Einde inhoudsopgave
Omgevingsregeling
Artikel 3.31 (eisen examen voor een jachtgeweeractiviteit)
Geldend
Geldend vanaf 01-01-2024
- Bronpublicatie:
09-06-2021, Stcrt. 2021, 31421 (uitgifte: 16-06-2021, kamerstukken/regelingnummer: -)
- Inwerkingtreding
01-01-2024
- Bronpublicatie inwerkingtreding:
19-04-2023, Stcrt. 2023, 11246 (uitgifte: 19-04-2023, kamerstukken/regelingnummer: -)

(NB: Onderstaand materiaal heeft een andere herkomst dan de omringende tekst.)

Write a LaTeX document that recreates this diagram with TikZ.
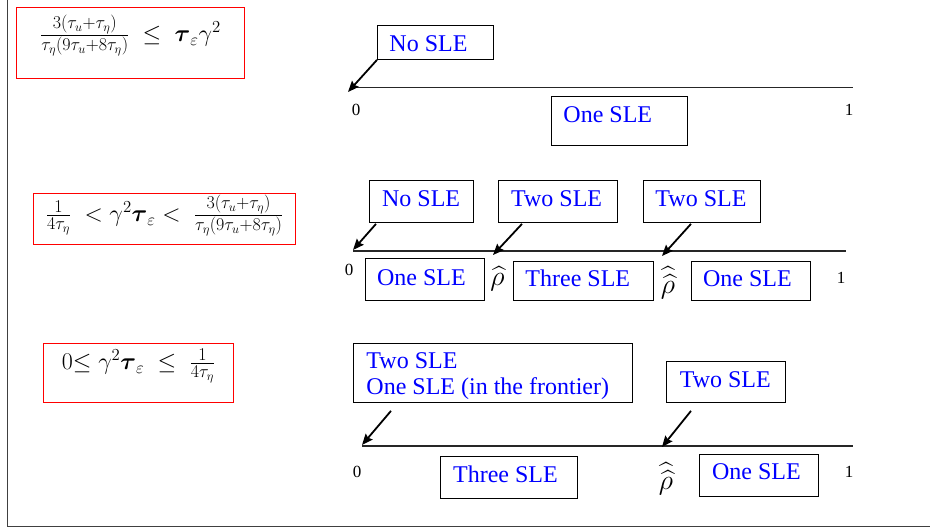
\RequirePackage{fix-cm}
\documentclass[tikz,border=0pt]{standalone}
\usepackage{amsmath}
\usepackage{exscale}
\usepackage{fontspec}
\setmainfont{Liberation Serif}
\usetikzlibrary{arrows.meta,calc}

% fixed-width, left-aligned label text inside a box
\newcommand\slefill[2]{\makebox[#1][l]{#2}}
% numerator / denominator of the condition fractions, set at a fixed size
\newcommand\fracpart[1]{\mbox{\fontsize{18}{18}\selectfont$#1$}}

\begin{document}
\begin{tikzpicture}[x=1pt,y=-1pt,
  frame/.style={draw=black!75, line width=1.5pt},
  condbox/.style={draw=red, line width=1pt, inner xsep=0pt, inner ysep=0pt,
    anchor=north west, font=\fontsize{24}{28}\selectfont},
  slebox/.style={draw=black, line width=0.9pt, inner ysep=0pt, anchor=north west,
    text=blue, font=\fontsize{24}{26}\selectfont},
  axisline/.style={draw=black!85, line width=1.2pt},
  pointer/.style={line width=1.8pt, -{Stealth[length=11pt,width=9pt,inset=1.5pt]}},
  ticklbl/.style={inner sep=0pt, font=\fontsize{17}{17}\selectfont},
  rholbl/.style={inner sep=0pt, font=\fontsize{28}{28}\selectfont},
]
\useasboundingbox (0,0) rectangle (930,529);

% outer frame (left and bottom edges)
\coordinate (ftop) at (7.5,0);
\coordinate (fcorner) at (7.5,526.5);
\coordinate (fright) at (930,526.5);
\draw[frame] (ftop) -- (fcorner) -- (fright);

% ---------------- condition boxes ----------------
\node[condbox, minimum width=228pt, text height=34pt, text depth=37pt] (condA) at (16,7)
  {$\frac{\fracpart{3(\tau_u{+}\tau_\eta)}}{\fracpart{\tau_\eta(9\tau_u{+}8\tau_\eta)}}\;\le\;\boldsymbol{\tau}_{\varepsilon}\gamma^{2}$};
\node[condbox, minimum width=262pt, text height=28pt, text depth=23pt] (condB) at (33,193)
  {$\frac{\fracpart{1}}{\fracpart{4\tau_\eta}}\;<\gamma^{2}\boldsymbol{\tau}_{\varepsilon}<\;\frac{\fracpart{3(\tau_u{+}\tau_\eta)}}{\fracpart{\tau_\eta(9\tau_u{+}8\tau_\eta)}}$};
\node[condbox, minimum width=190pt, text height=26pt, text depth=33pt] (condC) at (43,343)
  {$0{\le}\;\gamma^{2}\boldsymbol{\tau}_{\varepsilon}\;\le\;\frac{\fracpart{1}}{\fracpart{4\tau_\eta}}$};

% ---------------- first line ----------------
\coordinate (a0) at (353,87.5);
\coordinate (a1) at (853,87.5);
\draw[axisline] (a0) -- (a1);
\node[ticklbl] (zeroA) at (356,110) {0};
\node[ticklbl] (oneA1) at (849,110) {1};

\node[slebox, inner xsep=12pt, text height=25.7pt, text depth=8.3pt] (nosleA) at (377,25)
  {\slefill{92pt}{No SLE}};
\node[slebox, inner xsep=12pt, text height=25.7pt, text depth=23.3pt] (oneA) at (551,96)
  {\slefill{112pt}{One SLE}};

\coordinate (tipA) at (348,92);
\draw[pointer] (nosleA.south west) -- (tipA);

% ---------------- second line ----------------
\coordinate (b0) at (353,251);
\coordinate (b1) at (846,251);
\draw[axisline] (b0) -- (b1);
\node[ticklbl] (zeroB) at (349,270) {0};
\node[ticklbl] (oneB) at (841,278) {1};

\node[slebox, inner xsep=12.7pt, text height=26pt, text depth=16pt] (nosleB) at (369,180)
  {\slefill{78.6pt}{No SLE}};
\node[slebox, inner xsep=12.7pt, text height=26pt, text depth=16pt] (twoB1) at (498,180)
  {\slefill{93.6pt}{Two SLE}};
\node[slebox, inner xsep=12pt, text height=26pt, text depth=16pt] (twoB2) at (643,180)
  {\slefill{93pt}{Two SLE}};

\node[slebox, inner xsep=11.7pt, text height=27pt, text depth=15pt] (oneB1) at (365,258)
  {\slefill{95.6pt}{One SLE}};
\node[slebox, inner xsep=12pt, text height=25pt, text depth=14pt] (threeB) at (513,261)
  {\slefill{116pt}{Three SLE}};
\node[slebox, inner xsep=11.7pt, text height=25pt, text depth=14pt] (oneB2) at (691,261)
  {\slefill{95.6pt}{One SLE}};

\node[rholbl] (rhoB) at (497.5,279) {$\widehat{\rho}$};
\node[rholbl] (rhorhoB) at (668,283) {$\widehat{\widehat{\rho}}$};

\coordinate (tipB0) at (353,250);
\coordinate (tipB1) at (493,255);
\coordinate (tipB2) at (662,256);
\draw[pointer] ($(nosleB.south west)+(7,1)$) -- (tipB0);
\draw[pointer] ($(twoB1.south west)+(24,1)$) -- (tipB1);
\draw[pointer] ($(twoB2.south west)+(48,1)$) -- (tipB2);

% ---------------- third line ----------------
\coordinate (c0) at (362,446);
\coordinate (c1) at (853,446);
\draw[axisline] (c0) -- (c1);
\node[ticklbl] (zeroC) at (357,472) {0};
\node[ticklbl] (oneC1) at (849,472) {1};

\node[slebox, inner xsep=13pt, text height=25.3pt, text depth=33.7pt] (twoC1) at (353,343)
  {\slefill{253pt}{\begin{tabular}[t]{@{}l@{}}Two SLE\\One SLE (in the frontier)\end{tabular}}};
\node[slebox, inner xsep=13.3pt, text height=25.7pt, text depth=15.3pt] (twoC2) at (666,361)
  {\slefill{92.4pt}{Two SLE}};
\node[slebox, inner xsep=12.7pt, text height=25.7pt, text depth=16.3pt] (threeC) at (440,456)
  {\slefill{111.6pt}{Three SLE}};
\node[slebox, inner xsep=12.7pt, text height=25pt, text depth=17pt] (oneC) at (699,454)
  {\slefill{93.6pt}{One SLE}};

\node[rholbl] (rhorhoC) at (666,479) {$\widehat{\widehat{\rho}}$};

\coordinate (tipC0) at (362,445);
\coordinate (tipC1) at (662,447);
\draw[pointer] ($(twoC1.south west)+(38,8)$) -- (tipC0);
\draw[pointer] ($(twoC2.south west)+(25,8)$) -- (tipC1);
\end{tikzpicture}
\end{document}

- Overige regelgevende instantie(s)
Ministerie van Economische Zaken en Klimaat
Ministerie van Onderwijs, Cultuur en Wetenschap
Ministerie van Landbouw, Natuur en Voedselkwaliteit
Ministerie van Defensie
- Vakgebied(en)
Milieurecht / Algemeen
Omgevingsrecht / Algemeen
1.
Een examen voor een jachtgeweeractiviteit komt alleen voor erkenning als bedoeld in artikel 3.71, eerste lid, van het Besluit kwaliteit leefomgeving in aanmerking als de kennis, bedoeld in artikel 11.90, onder a, van het Besluit activiteiten leefomgeving, wordt getoetst met:
- a.
ten minste vijftig meerkeuzevragen, waarvan:
- 1°
vijftien vragen over de onderwerpen, bedoeld in artikel 11.87, tweede lid, onder a, b, c en d, van het Besluit activiteiten leefomgeving;
- 2°
tien vragen over de onderwerpen, bedoeld in artikel 11.87, tweede lid, onder e en f, van het Besluit activiteiten leefomgeving;
- 3°
tien vragen over de onderwerpen, bedoeld in artikel 11.87, tweede lid, onder g en h, van het Besluit activiteiten leefomgeving;
- 4°
tien vragen over de onderwerpen, bedoeld in artikel 11.87, tweede lid, onder i en j, van het Besluit activiteiten leefomgeving; en
- 5°
vijf vragen over de onderwerpen, bedoeld in artikel 11.87, tweede lid, onder k en l, van het Besluit activiteiten leefomgeving;
- b.
ten minste vijfentwintig meerkeuzevragen, gesteld met behulp van beelddragers, waarvan:
- 1°
vijftien vragen over de onderwerpen, bedoeld in artikel 11.87, tweede lid, onder a en b, van het Besluit activiteiten leefomgeving; en
- 2°
tien vragen over de onderwerpen, bedoeld in artikel 11.87, tweede lid, onder c, d, e, f, g, h, i, j, k en l, van het Besluit activiteiten leefomgeving.
2.
De vaardigheid en bekwaamheid, bedoeld in artikel 11.90, onder a, van het Besluit activiteiten leefomgeving, voor een jachtgeweeractiviteit worden getoetst door middel van:
- a.
het schieten op ten minste vijfentwintig kleiduiven met hagel;
- b.
het doen van ten minste vier schoten in twee series van twee schoten met groot-kaliber kogelgeweer op een doel gelegen op een afstand van ten minste 50 m; en
- c.
het tonen van weidelijk gedrag en bekwaamheid in het veilig omgaan met een geweer in ten minste tien gesimuleerde situaties.
3.
Het examen voor een jachtgeweeractiviteit is alleen met gunstig gevolg afgelegd als degene die het examen aflegt:
- a.
van de vragen, bedoeld in het eerste lid, ten minste 70% goed heeft beantwoord;
- b.
bij het schieten, bedoeld in het tweede lid, onder a, ten minste achttien van de vijfentwintig kleiduiven heeft geraakt;
- c.
bij het doen van schoten als bedoeld in het tweede lid, onder b, ten minste drie treffers heeft die liggen binnen een cirkel van 15 cm; en
- d.
naar het oordeel van de organisatie die het examen afneemt weidelijk gedrag en bekwaamheid als bedoeld in het tweede lid, onder c, heeft getoond.